What just happened? It appears that Nvidia has started addressing at least one of the many problems affecting the RTX 5000-series. A fix for the black screen issues that have impacted certain Blackwell GPUs, as well as previous card generations, is already available for some users, with a driver update arriving later this week.

Last week brought news that Nvidia was investigating the black screen and system instability problems that were affecting RTX 5000-series, 40-series, and 30-series cards. Nvidia had acknowledged the problems the previous week following the 572.16 driver release.

While three generations of cards have been affected, the RTX 5000 series seemed to be experiencing most issues, which range from minor stuttering and crashes to blue screens of death.

There were reports of some user getting around the problems by capping their display’s refresh rate at 60Hz, which isn’t what you want when gaming on high-end cards.
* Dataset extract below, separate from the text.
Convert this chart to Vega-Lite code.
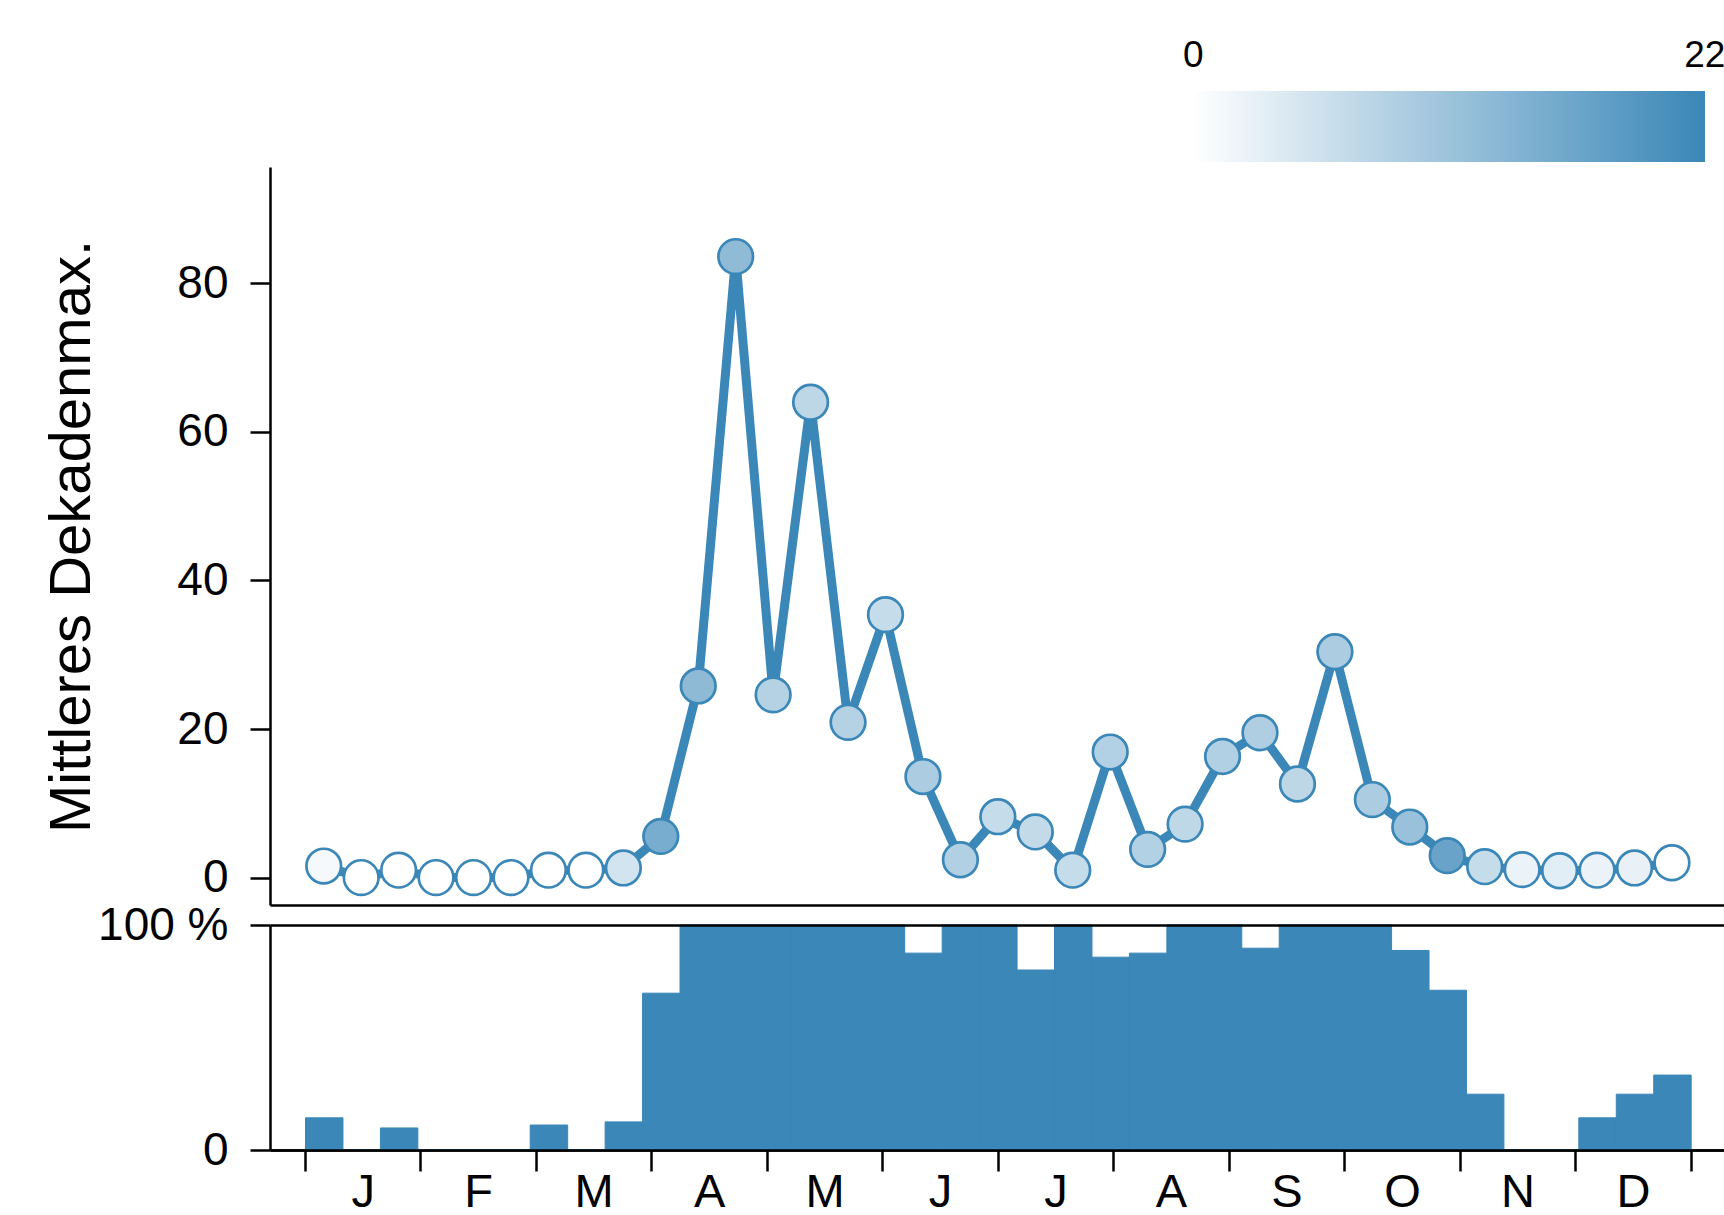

Now, Nvidia has identified the problem, though it hasn’t yet revealed what it is. A Reddit user (via VideoCardz) says their MSI Gaming Trio RTX 5080 just received a VBIOS update that addressed the black screen issues completely. Apparently, it even squeezed some extra performance out of the card.

An Nvidia representative replied to the Reddit post, confirming that this was an official fix. They added that any user whose card had not received a VBIOS update could download the driver releasing later this week, which applies the same fix.

While this hopefully means the issues are being corrected across all affected cards, it’s been another PR black eye for Nvidia.

The RTX 5000 series has been called one of the worst graphics card launches in memory. Not only have there been disappointing generational upgrades, almost non-existent stock levels, and high prices, but we’ve also seen the melting cable connector problem return and cards with missing ROP units.

It was reported yesterday that the RTX 5080 has joined the list of cards with missing ROPs, making one wonder why Nvidia never mentioned this fact when acknowledging some RTX 5090 and 5070 Ti cards were affected. Nvidia, of course, makes most of its money from its data center products, so maybe the company just doesn’t care.